== Exercise details ==
Select the lines that contain "chart" and copy each of them.

== Data provided ==
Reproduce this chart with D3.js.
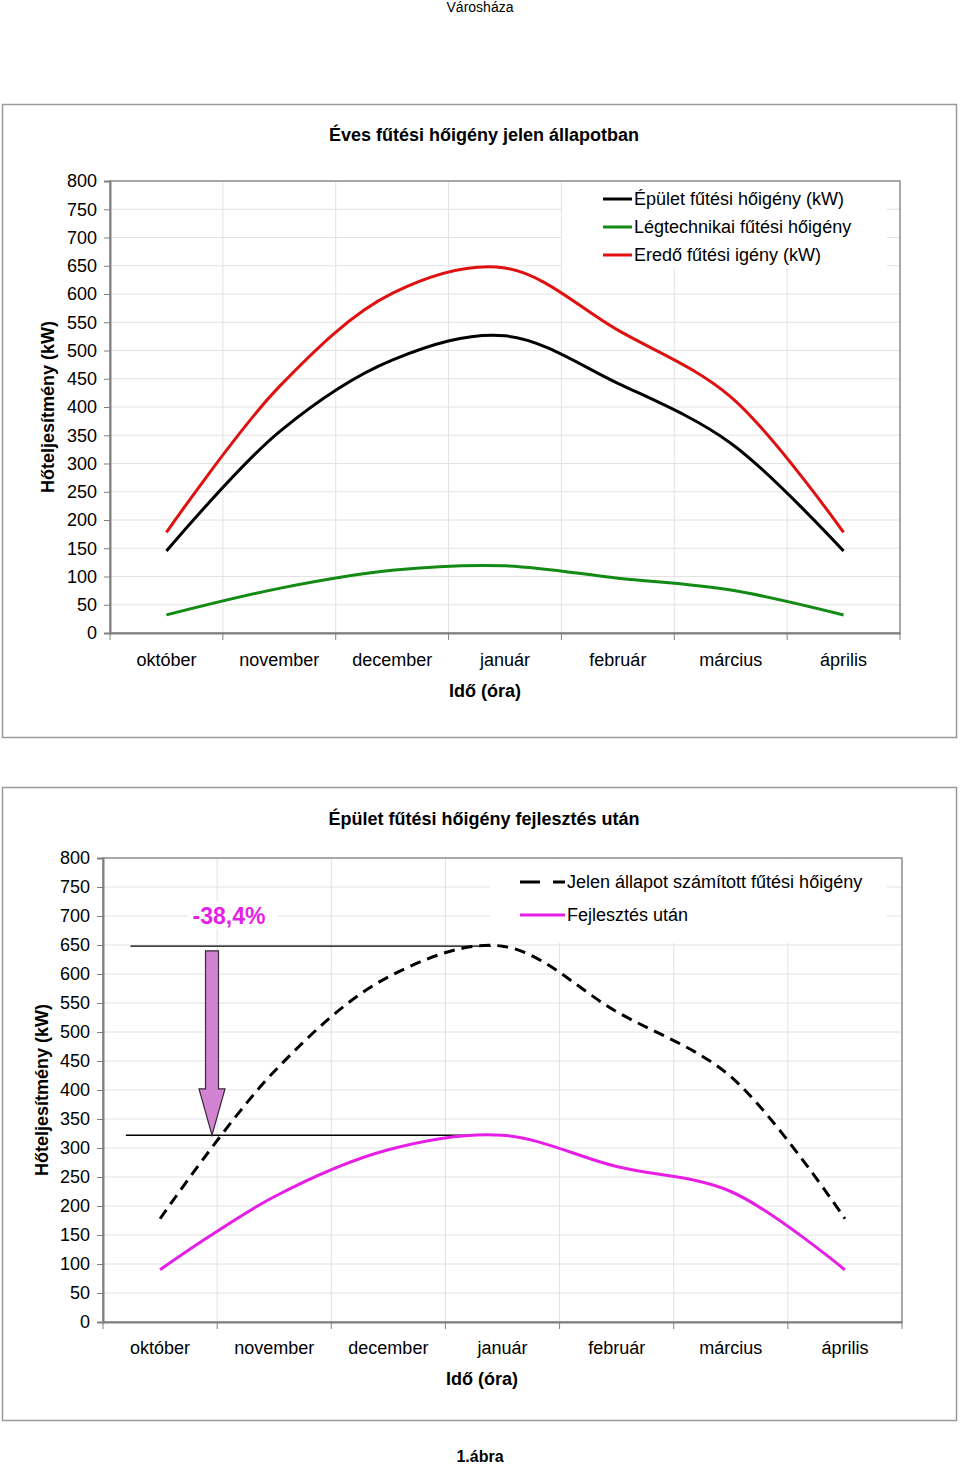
<!DOCTYPE html>
<html><head><meta charset="utf-8">
<script src="https://cdn.jsdelivr.net/npm/d3@7/dist/d3.min.js"></script>
<style>body{margin:0;background:#fff}svg{display:block;font-family:"Liberation Sans",Arial,sans-serif}</style>
</head><body>
<script>
const months = ["október","november","december","január","február","március","április"];
const yTicks = [0,50,100,150,200,250,300,350,400,450,500,550,600,650,700,750,800];
// chart 1
const epulet = [145, 356, 483, 526, 442, 336, 145];
const legtech = [32, 79, 111, 119, 97, 76, 32];
const eredo = [178, 436, 601, 646, 536, 418, 178];
// chart 2
const jelen = [178, 432, 595, 648, 535, 423, 178];
const fejlesztes = [90, 216, 297, 322, 268, 225, 90];
const refLevels = [648, 322];
const arrowVals = {top: 640, headBase: 402, tip: 322};
const reduction = "-38,4%";

const W = 960, H = 1464;
const svg = d3.select("body").append("svg").attr("width", W).attr("height", H);

svg.append("text").attr("x", 480).attr("y", 12).attr("text-anchor","middle")
  .attr("font-size", 14).text("Városháza");
svg.append("text").attr("x", 480).attr("y", 1462).attr("text-anchor","middle")
  .attr("font-size", 16).attr("font-weight","bold").text("1.ábra");

function chart(cfg){
  const g = svg.append("g");
  g.append("rect").attr("x", cfg.frame[0]+0.5).attr("y", cfg.frame[1]+0.5)
    .attr("width", cfg.frame[2]-cfg.frame[0]).attr("height", cfg.frame[3]-cfg.frame[1])
    .attr("fill","#fff").attr("stroke","#9a9a9a").attr("stroke-width",1.5);
  const L = cfg.plot[0], T = cfg.plot[1], R = cfg.plot[2], B = cfg.plot[3];
  const x = d3.scaleBand().domain(months).range([L, R]).padding(0);
  const y = d3.scaleLinear().domain([0, 800]).range([B, T]);
  const cx = m => x(m) + x.bandwidth()/2;
  const xi = v => L + (v + 0.5) * x.bandwidth();
  g.append("g").selectAll("line").data(yTicks.filter(t => t>0 && t<800)).join("line")
    .attr("x1", L).attr("x2", R).attr("y1", d=>y(d)).attr("y2", d=>y(d))
    .attr("stroke","#e2e2e2").attr("stroke-width",1);
  g.append("g").selectAll("line").data(months.slice(1)).join("line")
    .attr("x1", d=>x(d)).attr("x2", d=>x(d)).attr("y1", T).attr("y2", B)
    .attr("stroke","#e2e2e2").attr("stroke-width",1);
  cfg.boxes.forEach(b => g.append("rect").attr("x", b[0]).attr("y", b[1])
    .attr("width", b[2]-b[0]).attr("height", b[3]-b[1]).attr("fill","#fff"));
  g.append("rect").attr("x", L).attr("y", T).attr("width", R-L).attr("height", B-T)
    .attr("fill","none").attr("stroke","#8c8c8c").attr("stroke-width",1.5);
  const ya = d3.axisLeft(y).tickValues(yTicks).tickSize(6).tickPadding(7);
  const yg = g.append("g").attr("transform", `translate(${L},0)`).call(ya);
  yg.select(".domain").attr("stroke","#808080").attr("stroke-width",2);
  yg.selectAll(".tick line").attr("stroke","#808080");
  yg.selectAll("text").attr("font-size", cfg.fs).attr("fill","#000")
    .attr("font-family","Liberation Sans, Arial, sans-serif");
  const xa = d3.axisBottom(x).tickSize(0).tickPadding(cfg.xpad);
  const xg = g.append("g").attr("transform", `translate(0,${B})`).call(xa);
  xg.select(".domain").attr("stroke","#808080").attr("stroke-width",2);
  xg.selectAll("text").attr("font-size", cfg.fs).attr("fill","#000")
    .attr("font-family","Liberation Sans, Arial, sans-serif");
  g.append("g").selectAll("line").data(d3.range(months.length+1)).join("line")
    .attr("x1", d=>L + d*x.bandwidth()).attr("x2", d=>L + d*x.bandwidth())
    .attr("y1", B).attr("y2", B+7).attr("stroke","#808080").attr("stroke-width",1);
  g.append("text").attr("x", cfg.titleX).attr("y", cfg.titleY).attr("text-anchor","middle")
    .attr("font-size", 18).attr("font-weight","bold").text(cfg.title);
  g.append("text").attr("x", cfg.xtX).attr("y", cfg.xtY).attr("text-anchor","middle")
    .attr("font-size", 18).attr("font-weight","bold").text("Idő (óra)");
  g.append("text").attr("transform", `translate(${cfg.ytX},${(T+B)/2}) rotate(-90)`)
    .attr("text-anchor","middle").attr("font-size", 18).attr("font-weight","bold")
    .text("Hőteljesítmény (kW)");
  const line = d3.line().x((d,i)=>cx(months[i])).y(d=>y(d)).curve(d3.curveCatmullRom.alpha(0.5));
  cfg.extra && cfg.extra(g, x, y, xi);
  cfg.series.forEach(s => {
    g.append("path").attr("d", line(s.data)).attr("fill","none").attr("stroke", s.color)
      .attr("stroke-width", s.w).attr("stroke-dasharray", s.dash || null)
      .attr("stroke-linejoin","round");
  });
  cfg.series.forEach((s, i) => {
    const ly = cfg.leg.y + i*cfg.leg.dy;
    g.append("line").attr("x1", cfg.leg.x1).attr("x2", cfg.leg.x2).attr("y1", ly).attr("y2", ly)
      .attr("stroke", s.color).attr("stroke-width", s.w).attr("stroke-dasharray", s.dash ? "20,13" : null);
    g.append("text").attr("x", cfg.leg.x2 + 2).attr("y", ly).attr("dy","0.35em")
      .attr("font-size", cfg.fs).text(s.name);
  });
}

chart({
  frame:[2,104,956,737], plot:[110,181,900,633], fs:18, xpad:20,
  title:"Éves fűtési hőigény jelen állapotban", titleX:484, titleY:141,
  xtX:485, xtY:697, ytX:54,
  boxes:[[562,182,887,268]],
  leg:{x1:603, x2:632, y:199, dy:28},
  series:[
    {name:"Épület fűtési hőigény (kW)", data:epulet, color:"#000000", w:3},
    {name:"Légtechnikai fűtési hőigény", data:legtech, color:"#138a13", w:3},
    {name:"Eredő fűtési igény (kW)", data:eredo, color:"#e01010", w:3}
  ]
});

chart({
  frame:[2,787,956,1420], plot:[103,858,902,1322], fs:18, xpad:19,
  title:"Épület fűtési hőigény fejlesztés után", titleX:484, titleY:825,
  xtX:482, xtY:1385, ytX:48,
  boxes:[[490,859,887,943],[188,902,278,929]],
  leg:{x1:520, x2:565, y:882, dy:33},
  extra:(g, x, y, xi) => {
    g.append("line").attr("x1", xi(-0.26)).attr("x2", xi(2.9)).attr("y1", y(refLevels[0])).attr("y2", y(refLevels[0]))
      .attr("stroke","#000").attr("stroke-width",1.3);
    g.append("line").attr("x1", xi(-0.3)).attr("x2", xi(2.9)).attr("y1", y(refLevels[1])).attr("y2", y(refLevels[1]))
      .attr("stroke","#000").attr("stroke-width",1.3);
    const ax = xi(0.455), sw = 6.5, hw = 13;
    const pts = [[ax-sw, y(arrowVals.top)],[ax+sw, y(arrowVals.top)],[ax+sw, y(arrowVals.headBase)],
      [ax+hw, y(arrowVals.headBase)],[ax, y(arrowVals.tip)],[ax-hw, y(arrowVals.headBase)],[ax-sw, y(arrowVals.headBase)]];
    g.append("polygon").attr("points", pts.map(p=>p.join(",")).join(" "))
      .attr("fill","#d183d1").attr("stroke","#3a2a3a").attr("stroke-width",1.2);
    g.append("text").attr("x", 229).attr("y", y(700)).attr("dy","0.36em").attr("text-anchor","middle")
      .attr("font-size", 23).attr("font-weight","bold").attr("fill","#e61ee6").text(reduction);
  },
  series:[
    {name:"Jelen állapot számított fűtési hőigény", data:jelen, color:"#000000", w:3, dash:"11,7"},
    {name:"Fejlesztés után", data:fejlesztes, color:"#e61ee6", w:3}
  ]
});
</script>
</body></html>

== Exercise solution ==
Reproduce this chart with D3.js.
// chart 1
// chart 2
function chart(cfg){
chart({
chart({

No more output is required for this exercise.